** begin **
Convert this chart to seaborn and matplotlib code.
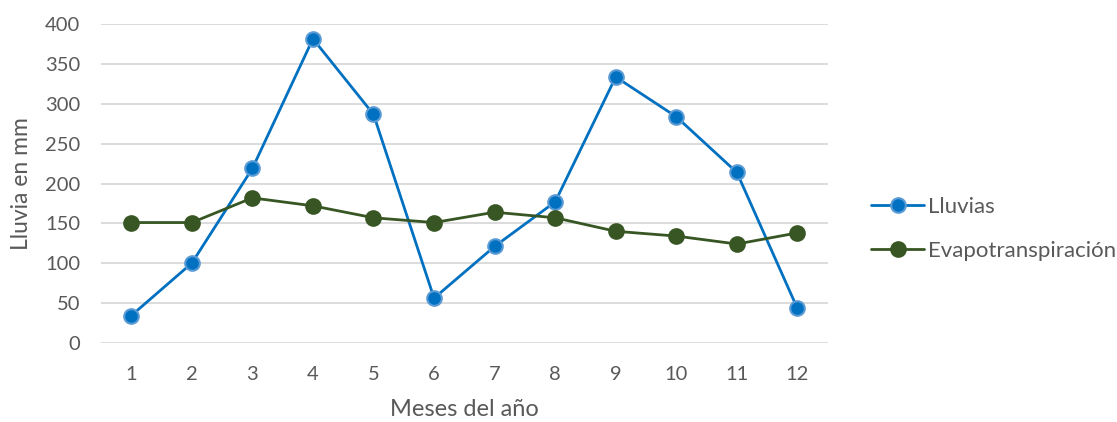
import matplotlib
matplotlib.use("Agg")
import matplotlib.pyplot as plt
import seaborn as sns
import pandas as pd

meses = [1, 2, 3, 4, 5, 6, 7, 8, 9, 10, 11, 12]
lluvias = [34, 100, 219, 382, 287, 56, 121, 177, 334, 284, 214, 43]
evapotranspiracion = [151, 151, 182, 172, 157, 151, 164, 157, 140, 134, 124, 138]
y_ticks = [0, 50, 100, 150, 200, 250, 300, 350, 400]

sns.set_theme(style="white")
plt.rcParams["font.family"] = ["Lato", "DejaVu Sans"]

text_color = "#595959"
grid_color = "#d9d9d9"

fig = plt.figure(figsize=(11.17, 4.22), dpi=100)
ax = fig.add_axes([0.0904, 0.188, 0.6506, 0.754])

df = pd.DataFrame({"mes": meses, "Lluvias": lluvias,
                   "Evapotranspiración": evapotranspiracion})

sns.lineplot(data=df, x="mes", y="Lluvias", ax=ax, color="#0070C0",
             linewidth=2, marker="o", markersize=10.5,
             markerfacecolor="#0070C0", markeredgecolor="#5B9BD5",
             markeredgewidth=1.5, label="Lluvias", zorder=3)
sns.lineplot(data=df, x="mes", y="Evapotranspiración", ax=ax, color="#375623",
             linewidth=2, marker="o", markersize=10.5,
             markerfacecolor="#375623", markeredgecolor="#375623",
             markeredgewidth=1.5, label="Evapotranspiración", zorder=3)

ax.set_xlim(0.5, 12.5)
ax.set_ylim(0, 400)
ax.set_xticks(meses)
ax.set_xticklabels([str(m) for m in meses])
ax.set_yticks(y_ticks)
ax.set_yticklabels([str(v) for v in y_ticks])
ax.yaxis.grid(True, color=grid_color, linewidth=1.3)
ax.set_axisbelow(True)
for s in ax.spines.values():
    s.set_visible(False)
ax.tick_params(axis="both", length=0, labelsize=14.5, colors=text_color)
ax.tick_params(axis="y", pad=15)
ax.tick_params(axis="x", pad=17)

ax.set_xlabel("Meses del año", fontsize=17, color=text_color, labelpad=11)
ax.set_ylabel("Lluvia en mm", fontsize=16.5, color=text_color, labelpad=9)

leg = ax.legend(loc="center left", bbox_to_anchor=(0.762, 0.458),
                bbox_transform=fig.transFigure, frameon=False,
                fontsize=16, handlelength=2.4, handletextpad=0.15,
                labelspacing=1.1, labelcolor=text_color)

fig.savefig("out.png", dpi=100, facecolor="white")
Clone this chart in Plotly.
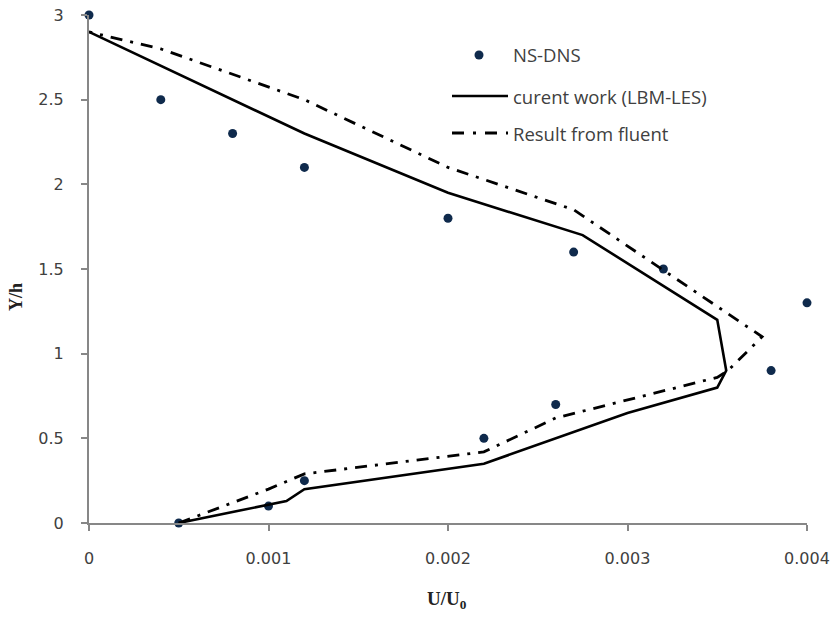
import plotly.graph_objects as go

# Velocity profiles U/U0 against normalised height Y/h
dns_u = [0, 0.0004, 0.0008, 0.0012, 0.002, 0.0027, 0.0032, 0.004, 0.0038, 0.0026, 0.0022, 0.0012, 0.001, 0.0005]
dns_y = [3, 2.5, 2.3, 2.1, 1.8, 1.6, 1.5, 1.3, 0.9, 0.7, 0.5, 0.25, 0.1, 0]

lbm_u = [0.0005, 0.0011, 0.0012, 0.0022, 0.003, 0.0035, 0.00355, 0.0035, 0.00275, 0.002, 0.0012, 0]
lbm_y = [0, 0.13, 0.2, 0.35, 0.65, 0.8, 0.9, 1.2, 1.7, 1.95, 2.3, 2.9]

fluent_u = [0.0005, 0.001, 0.0012, 0.0022, 0.0026, 0.0035, 0.00356, 0.00375, 0.0027, 0.002, 0.0012, 0.0004, 0]
fluent_y = [0, 0.2, 0.29, 0.42, 0.62, 0.86, 0.9, 1.1, 1.85, 2.1, 2.5, 2.8, 2.9]

x_ticks = [0, 0.001, 0.002, 0.003, 0.004]
x_tick_labels = ["0", "0.001", "0.002", "0.003", "0.004"]
y_ticks = [0, 0.5, 1, 1.5, 2, 2.5, 3]
y_tick_labels = ["0", "0.5", "1", "1.5", "2", "2.5", "3"]

series_names = ["NS-DNS", "curent work (LBM-LES)", "Result from fluent"]

W, H = 834, 617
ML, MR, MT, MB = 89, 27, 15, 94
PW, PH = W - ML - MR, H - MT - MB

MARKER_COLOR = "#0f2a4c"
LINE_COLOR = "#000000"
AXIS_COLOR = "#878787"
TEXT_COLOR = "#404040"
DASHDOT = "12px,8px,3px,8px"


def px_x(p):
    return (p - ML) / PW


def px_y(p):
    return (H - MB - p) / PH


fig = go.Figure()

fig.add_trace(go.Scatter(
    x=dns_u, y=dns_y, mode="markers", name=series_names[0],
    marker=dict(symbol="circle", size=9, color=MARKER_COLOR),
    cliponaxis=False, showlegend=False,
))
fig.add_trace(go.Scatter(
    x=lbm_u, y=lbm_y, mode="lines", name=series_names[1],
    line=dict(color=LINE_COLOR, width=2.6),
    cliponaxis=False, showlegend=False,
))
fig.add_trace(go.Scatter(
    x=fluent_u, y=fluent_y, mode="lines", name=series_names[2],
    line=dict(color=LINE_COLOR, width=2.8, dash=DASHDOT),
    cliponaxis=False, showlegend=False,
))

# Hand-laid legend: sample marks on the left, labels to the right
shapes = []
annotations = []
leg_rows = [55, 96, 133]
sample_x0, sample_x1, text_x = 452, 508, 511
mx, r = 479, 4.5
shapes.append(dict(
    type="circle", xref="paper", yref="paper",
    x0=px_x(mx - r), x1=px_x(mx + r), y0=px_y(leg_rows[0] + r), y1=px_y(leg_rows[0] - r),
    fillcolor=MARKER_COLOR, line=dict(width=0),
))
shapes.append(dict(
    type="line", xref="paper", yref="paper",
    x0=px_x(sample_x0), x1=px_x(sample_x1), y0=px_y(leg_rows[1]), y1=px_y(leg_rows[1]),
    line=dict(color=LINE_COLOR, width=2.6),
))
shapes.append(dict(
    type="line", xref="paper", yref="paper",
    x0=px_x(sample_x0), x1=px_x(sample_x1), y0=px_y(leg_rows[2]), y1=px_y(leg_rows[2]),
    line=dict(color=LINE_COLOR, width=2.8, dash="12px,9px,3px,9px"),
))
for name, row in zip(series_names, leg_rows):
    annotations.append(dict(
        text=name, xref="paper", yref="paper", x=px_x(text_x), y=px_y(row),
        xanchor="left", yanchor="middle", showarrow=False,
        font=dict(family="Open Sans", size=18.5, color=TEXT_COLOR),
    ))

# Axis titles
annotations.append(dict(
    text="<b>U/U<sub>0</sub></b>", xref="paper", yref="paper",
    x=px_x(447), y=px_y(600), xanchor="center", yanchor="middle", showarrow=False,
    font=dict(family="Liberation Serif", size=19, color="#222222"),
))
annotations.append(dict(
    text="<b>Y/h</b>", xref="paper", yref="paper",
    x=px_x(16), y=px_y(297), xanchor="center", yanchor="middle", showarrow=False,
    textangle=-90, font=dict(family="Liberation Serif", size=18, color="#222222"),
))

axis_common = dict(
    showgrid=False, zeroline=False, showline=True, linecolor=AXIS_COLOR, linewidth=2,
    ticks="outside", ticklen=6, tickwidth=1.5, tickcolor=AXIS_COLOR, automargin=False,
    tickfont=dict(family="DejaVu Sans", size=16, color=TEXT_COLOR),
)

fig.update_layout(
    width=W, height=H,
    margin=dict(l=ML, r=MR, t=MT, b=MB, pad=0, autoexpand=False),
    paper_bgcolor="white", plot_bgcolor="white",
    showlegend=False,
    xaxis=dict(range=[0, 0.004], tickvals=x_ticks, ticktext=x_tick_labels,
               ticklabelstandoff=14, **axis_common),
    yaxis=dict(range=[0, 3], tickvals=y_ticks, ticktext=y_tick_labels,
               ticklabelstandoff=14, **axis_common),
    shapes=shapes, annotations=annotations,
)

fig.write_html("out.html")
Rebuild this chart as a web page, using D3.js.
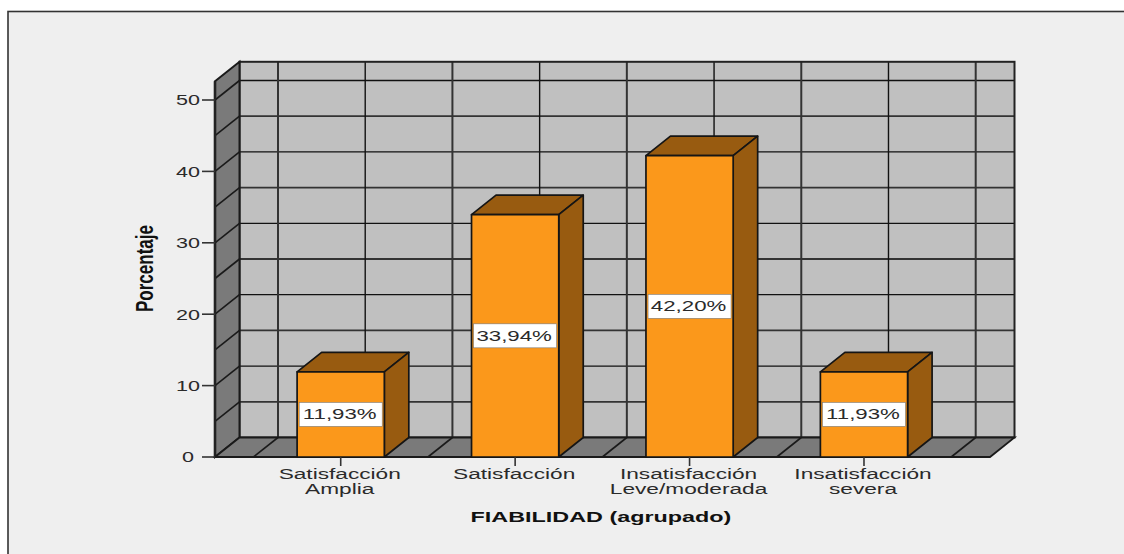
<!DOCTYPE html>
<html><head><meta charset="utf-8">
<script src="https://cdn.jsdelivr.net/npm/d3@7/dist/d3.min.js"></script>
<style>html,body{margin:0;padding:0;background:#fff;overflow:hidden}svg{display:block}text{font-family:"Liberation Sans",Arial,sans-serif}</style>
</head><body><svg id="c" width="1124" height="554"></svg>
<script>
const categories = [["Satisfacción","Amplia"],["Satisfacción"],["Insatisfacción","Leve/moderada"],["Insatisfacción","severa"]];
const values = [11.93, 33.94, 42.20, 11.93];
const yTickValues = [0,10,20,30,40,50];
const gridValues = [5,10,15,20,25,30,35,40,45,50];
const xTitle = "FIABILIDAD (agrupado)";
const yTitle = "Porcentaje";

const svg = d3.select("#c");
const DX = 24.5, DY = -19.5, left = 215, right = 990;
const y = d3.scaleLinear().domain([0,50]).range([457,100]);
const x = d3.scaleBand().domain(d3.range(categories.length)).range([253.5,951.2]).paddingInner(0.5).paddingOuter(0.25);
const yTop = 81.3, yBase = y(0);
const poly = p => p.map(q=>q.join(",")).join(" ");
const line = (x1,y1,x2,y2,w=1.5,c="#222") => svg.append("line").attr("x1",x1).attr("y1",y1).attr("x2",x2).attr("y2",y2).attr("stroke",c).attr("stroke-width",w);
const label = (t,px,py,size,weight,fill,scx,scy,rot) => svg.append("text").text(t).attr("text-anchor","middle")
  .attr("transform",`translate(${px},${py}) ${rot?`rotate(${rot}) `:""}scale(${scx},${scy})`)
  .attr("font-size",size).attr("font-weight",weight).attr("fill",fill);

// panel
svg.append("rect").attr("x",8).attr("y",11.5).attr("width",1130).attr("height",560).attr("fill","#efefef").attr("stroke","#333").attr("stroke-width",1.6);

// back wall
svg.append("rect").attr("x",left+DX).attr("y",yTop+DY).attr("width",right-left).attr("height",yBase-yTop).attr("fill","#c0c0c0");
gridValues.forEach(v=>line(left+DX,y(v)+DY,right+DX,y(v)+DY,v%10?1.8:1.3,v%10?"#333":"#111"));
const edges = d3.range(categories.length+1).map(i=>x(0)-x.bandwidth()/2+i*x.step());
edges.forEach(e=>line(e+DX,yTop+DY,e+DX,yBase+DY,2,"#333"));
categories.forEach((c,i)=>line(x(i)+x.bandwidth()/2+DX,yTop+DY,x(i)+x.bandwidth()/2+DX,yBase+DY,1.4,"#111"));
svg.append("rect").attr("x",left+DX).attr("y",yTop+DY).attr("width",right-left).attr("height",yBase-yTop).attr("fill","none").attr("stroke","#222").attr("stroke-width",2);

// side wall
svg.append("polygon").attr("points",poly([[left,yTop],[left+DX,yTop+DY],[left+DX,yBase+DY],[left,yBase]])).attr("fill","#7a7a7a").attr("stroke","#1a1a1a").attr("stroke-width",2);
gridValues.forEach(v=>line(left,y(v),left+DX,y(v)+DY,1.6,"#1a1a1a"));
line(left,yTop,left,yBase,2.6,"#222");

// floor
svg.append("polygon").attr("points",poly([[left,yBase],[left+DX,yBase+DY],[right+DX,yBase+DY],[right,yBase]])).attr("fill","#7a7a7a").attr("stroke","#1a1a1a").attr("stroke-width",1.8);
edges.forEach(e=>line(e,yBase,e+DX,yBase+DY,1.6,"#1a1a1a"));
categories.forEach((c,i)=>{const m=x(i)+x.bandwidth()/2;line(m,yBase,m+DX,yBase+DY,1.6,"#1a1a1a");});

// y axis
yTickValues.forEach(v=>{
  line(202,y(v),left,y(v),1.6,"#333");
  label(String(v),188,y(v)+5.3,14,"normal","#2a2a2a",1.54,1);
});
// bars
values.forEach((v,i)=>{
  const a=x(i), b=a+x.bandwidth(), t=y(v);
  const st=(s)=>s.attr("stroke","#151515").attr("stroke-width",1.7).attr("stroke-linejoin","round");
  st(svg.append("polygon").attr("points",poly([[a,t],[a+DX,t+DY],[b+DX,t+DY],[b,t]])).attr("fill","#985b10"));
  st(svg.append("polygon").attr("points",poly([[b,t],[b+DX,t+DY],[b+DX,yBase+DY],[b,yBase]])).attr("fill","#985b10"));
  st(svg.append("rect").attr("x",a).attr("y",t).attr("width",b-a).attr("height",yBase-t).attr("fill","#fb981b"));
  const m=(a+b)/2, my=(t+yBase)/2;
  svg.append("rect").attr("x",m-41.5).attr("y",my-12).attr("width",83).attr("height",24).attr("fill","#fff").attr("stroke","#777").attr("stroke-width",.6);
  label(v.toFixed(2).replace(".",",")+"%",m-1,my+5,14,"normal","#2a2a2a",1.59,1);
  line(m,yBase,m,yBase+9,1.6,"#333");
  categories[i].forEach((s,j)=>label(s,m-1,479+j*15,14,"normal","#2a2a2a",1.62,1));
});
// titles
label(xTitle,601,522,14,"bold","#111",1.67,1);
label(yTitle,153,268.5,13,"bold","#111",1.31,1.85,-90);
</script></body></html>
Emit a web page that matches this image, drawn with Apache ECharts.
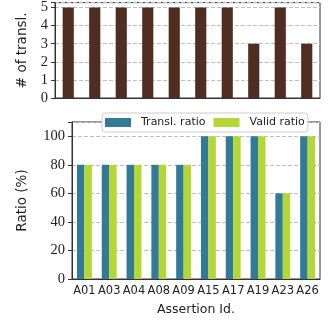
<!DOCTYPE html>
<html><head><meta charset="utf-8">
<script src="https://cdn.jsdelivr.net/npm/echarts@6/dist/echarts.min.js"></script>
<style>html,body{margin:0;padding:0;background:#fff}#c{width:331px;height:322px}</style>
</head><body><div id="c"></div>
<script>
const categories = ['A01','A03','A04','A08','A09','A15','A17','A19','A23','A26'];
const numTransl = [5,5,5,5,5,5,5,3,5,3];
const translRatio = [80,80,80,80,80,100,100,100,60,100];
const validRatio = [80,80,80,80,80,100,100,100,60,100];

const axisColor = '#333';
const serif = 'Liberation Serif';
const sans = 'DejaVu Sans';
const chart = echarts.init(document.getElementById('c'), null, {renderer:'canvas'});
const splitLine = {show:true, lineStyle:{color:'#c0c0c0', type:[4,2], width:1}};
chart.setOption({
  animation:false,
  legend:{
    left:102, top:113, padding:[4,3,4,3], itemGap:8, itemWidth:26, itemHeight:9,
    backgroundColor:'#fff', borderColor:'#ccc', borderWidth:1, borderRadius:3,
    textStyle:{fontFamily:sans, fontSize:11, color:'#222', padding:[0,0,0,5]},
    icon:'rect',
    data:['Transl. ratio','Valid ratio']
  },
  grid:[
    {left:55, right:11, top:0, height:98, show:true, borderColor:axisColor, borderWidth:1, backgroundColor:'transparent'},
    {left:72, right:11, top:122, height:157, show:true, borderColor:axisColor, borderWidth:1, backgroundColor:'transparent'}
  ],
  xAxis:[
    {type:'category', gridIndex:0, data:categories,
     axisLine:{lineStyle:{color:axisColor}}, axisTick:{alignWithLabel:true, length:4, lineStyle:{color:axisColor}},
     axisLabel:{show:false}},
    {type:'category', gridIndex:1, data:categories,
     axisLine:{lineStyle:{color:axisColor}}, axisTick:{alignWithLabel:true, length:4, lineStyle:{color:axisColor}},
     axisLabel:{fontFamily:sans, fontSize:11.5, color:'#222', margin:6, interval:0},
     name:'Assertion Id.', nameLocation:'middle', nameGap:24,
     nameTextStyle:{fontFamily:sans, fontSize:12.5, color:'#222'}}
  ],
  yAxis:[
    {type:'value', gridIndex:0, min:0, max:5.27, interval:1,
     axisLine:{show:true, lineStyle:{color:axisColor}}, axisTick:{show:true, length:4, lineStyle:{color:axisColor}},
     axisLabel:{fontFamily:serif, fontSize:14.5, color:'#222', margin:7,
       formatter:v => (Math.abs(v-Math.round(v))<1e-9 ? String(Math.round(v)) : '')},
     splitLine:splitLine,
     name:'# of transl.', nameLocation:'middle', nameGap:25,
     nameTextStyle:{fontFamily:sans, fontSize:13.5, color:'#222'}},
    {type:'value', gridIndex:1, min:0, max:110, interval:20,
     axisLine:{show:true, lineStyle:{color:axisColor}}, axisTick:{show:true, length:4, lineStyle:{color:axisColor}},
     axisLabel:{fontFamily:serif, fontSize:14.5, color:'#222', margin:7,
       formatter:v => (v % 20 === 0 ? String(v) : '')},
     splitLine:splitLine,
     name:'Ratio (%)', nameLocation:'middle', nameGap:43,
     nameTextStyle:{fontFamily:sans, fontSize:13.5, color:'#222'}}
  ],
  series:[
    {type:'bar', name:'# of transl.', xAxisIndex:0, yAxisIndex:0, data:numTransl, barWidth:'42%',
     itemStyle:{color:'#4f2d21'}},
    {type:'bar', name:'Transl. ratio', xAxisIndex:1, yAxisIndex:1, data:translRatio, barWidth:'30%', barGap:'0%',
     itemStyle:{color:'#337a96'}},
    {type:'bar', name:'Valid ratio', xAxisIndex:1, yAxisIndex:1, data:validRatio, barWidth:'30%', barGap:'0%',
     itemStyle:{color:'#b4d636'}}
  ]
});
</script></body></html>
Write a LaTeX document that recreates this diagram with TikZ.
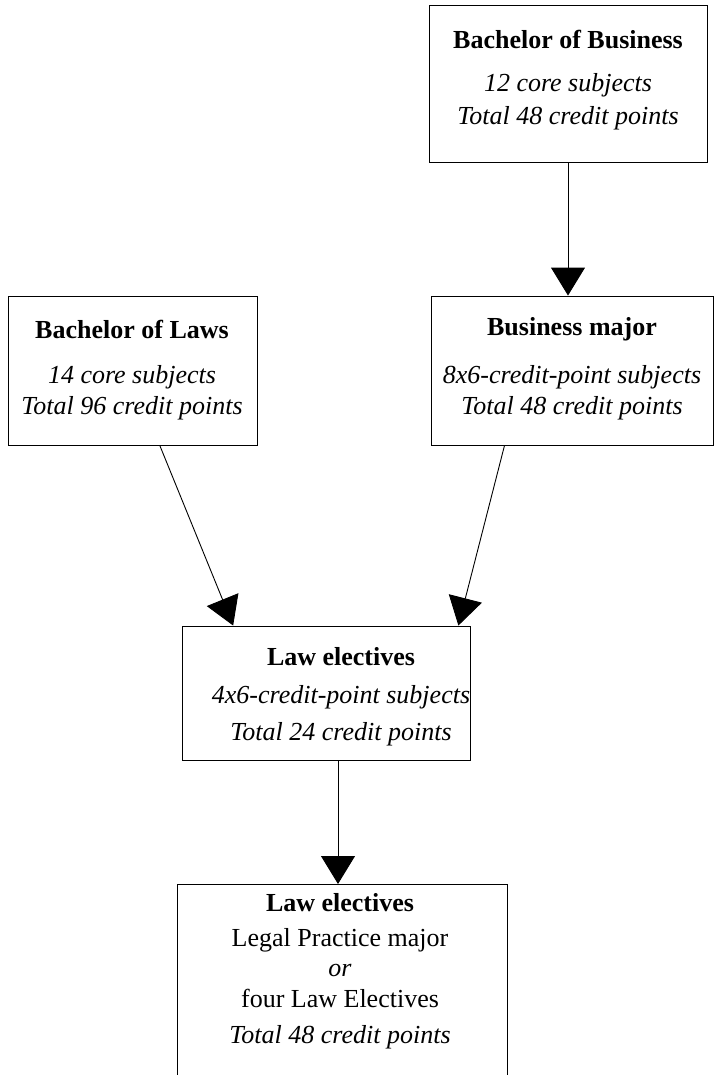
\documentclass[tikz,border=0pt]{standalone}
\usepackage{fontspec}
\setmainfont{Liberation Serif}
\usetikzlibrary{arrows.meta}
\tikzset{
  box/.style={draw, rectangle, line width=0.9pt, inner sep=0pt},
  head/.style={font=\fontsize{26}{30}\selectfont\bfseries, inner sep=0pt},
  sub/.style={font=\fontsize{26}{30}\selectfont\itshape, inner sep=0pt},
  plain/.style={font=\fontsize{26}{30}\selectfont, inner sep=0pt},
  arr/.style={line width=0.9pt, -{Triangle[length=28pt,width=34pt]}}
}
\begin{document}
\begin{tikzpicture}[x=1pt,y=-1pt]
  \useasboundingbox (0,0) rectangle (714,1075);
  % boxes
  \node[box, minimum width=278pt, minimum height=157pt] (bb) at (568,83.5) {};
  \node[box, minimum width=249pt, minimum height=149pt] (laws) at (132.5,370.5) {};
  \node[box, minimum width=282pt, minimum height=149pt] (busmaj) at (572,370.5) {};
  \node[box, minimum width=288pt, minimum height=134pt] (mid) at (326,693) {};
  \node[box, minimum width=330pt, minimum height=206pt] (bot) at (342,987) {};
  % texts
  \node[head] (bbhead) at (568,40) {Bachelor of Business};
  \node[sub] (bbone) at (568,85) {12 core subjects};
  \node[sub] (bbtwo) at (568,118) {Total 48 credit points};
  \node[head] (lawshead) at (132,329) {Bachelor of Laws};
  \node[sub] (lawsone) at (132,377) {14 core subjects};
  \node[sub] (lawstwo) at (132,408) {Total 96 credit points};
  \node[head] (bmhead) at (572,329) {Business major};
  \node[sub] (bmone) at (572,377) {8x6-credit-point subjects};
  \node[sub] (bmtwo) at (572,408) {Total 48 credit points};
  \node[head] (midhead) at (341,657) {Law electives};
  \node[sub] (midone) at (341,697) {4x6-credit-point subjects};
  \node[sub] (midtwo) at (341,734) {Total 24 credit points};
  \node[head] (bothead) at (340,903) {Law electives};
  \node[plain] (botone) at (340,940) {Legal Practice major};
  \node[sub] (botor) at (340,970) {or};
  \node[plain] (bottwo) at (340,998) {four Law Electives};
  \node[sub] (botthree) at (340,1037) {Total 48 credit points};
  % arrows
  \coordinate (botin) at (338,884);
  \draw[arr] (bb.south) -- (bb.south |- busmaj.north);
  \draw[arr] (laws.-70) -- (mid.144);
  \draw[arr] (busmaj.-132) -- (mid.27);
  \draw[arr] (mid.south -| botin) -- (botin);
\end{tikzpicture}
\end{document}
** end **
● **Task**:
Only the lines from the start of the records to the line with "import pandas as pd" belong in the copy. Print them exactly, minus pictures.

● **Problem solution**:
Convert this chart to seaborn and matplotlib code.
import matplotlib
matplotlib.use("Agg")
import matplotlib.pyplot as plt
import seaborn as sns
import pandas as pd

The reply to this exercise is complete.